1984. C’est l’époque de Love on the Beat. Le père Gainsbourg est une institution. Médaillé des Arts et des Lettres et de la Légion d’Honneur, il profite de sa célébrité pour jouer avec son personnage. Il est Gainsbarre, le provocateur saoul à l’écran, avec insultes et billets de banque brûlés en direct.
C’est sa santé qu’il brûle aussi par ses excès. Il s’oblige à moins fumer et à moins boire.
Sa compagne Bambou (Pauline Von Paulus) lui donne un fils Lulu en janvier 1986. Les années passent, des albums pleins la tête et des projets qui ne verront pas le jour. Une crise cardiaque le terrasse dans la nuit du 2 au 3 mars 1991 à Paris. Il est enterré au cimetière Montparnasse le 7 mars 1991.
CONCLUSION
Serge Gainsbourg, de part ses textes dénonciateurs de la société ainsi que son talent, a su durant sa carrière transformer la chanson qu’il qualifiait d’art mineur en art majeur. Il a à la fois choqué et touché la France entière en alliant dans sa musique les sujets tabous de l’époque et son art de la provocation.
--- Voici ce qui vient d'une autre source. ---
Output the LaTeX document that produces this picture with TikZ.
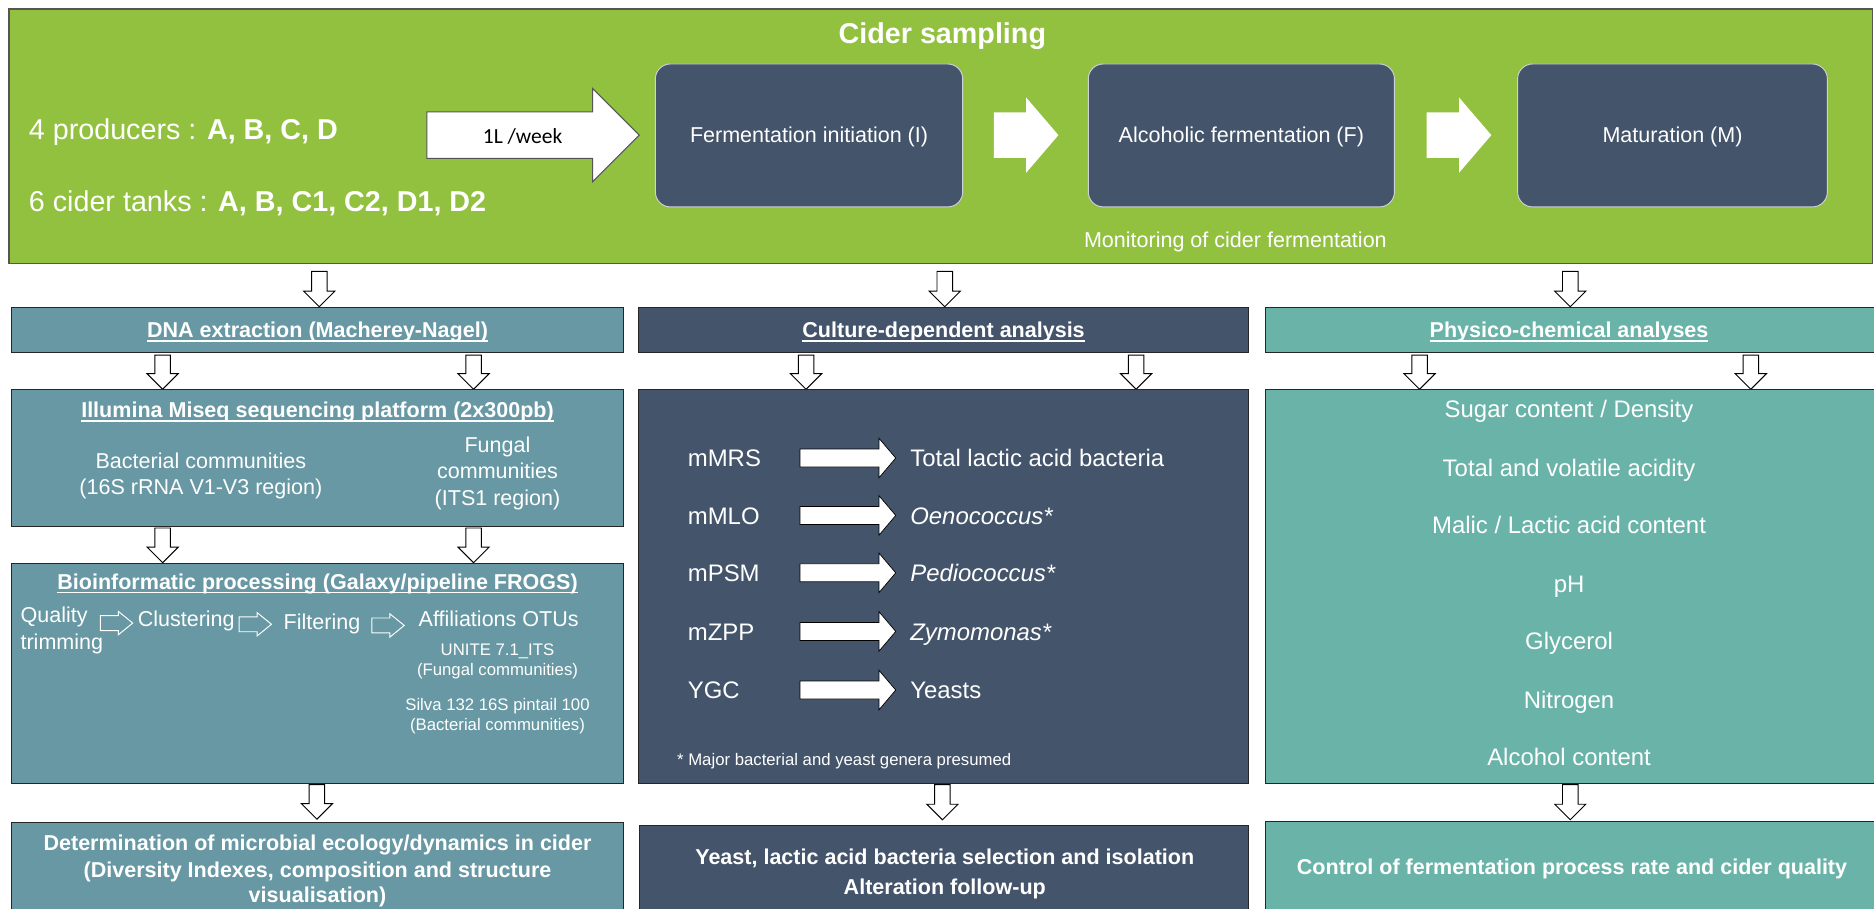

Pour se faire, il s’est entouré de nombreux artistes et collaborateurs qui ont contribué à sa notoriété. Gainsbourg a un double : Gainsbarre; c’est un homme perturbé, accumulant les peines de coeur et son addiction à l’alcool, au tabac. Un comportement auto-destructeur qui l’a mené à sa perte. Gainsbourg a été, est et restera un des personnages français qui a marqué les époques.
Nous pouvons donc dire que Serge Gainsbourg a été à la fois porte parole de toute une génération, et élément provocateur du changement des mentalités.
D’ailleurs, lors d’une interview en 1989, Gainsbourg nous définit son style «On dira ce qu’on a dit de Baudelaire. Parfois trop violent, assez porté sur l’érotisme mais avec un langage précis.»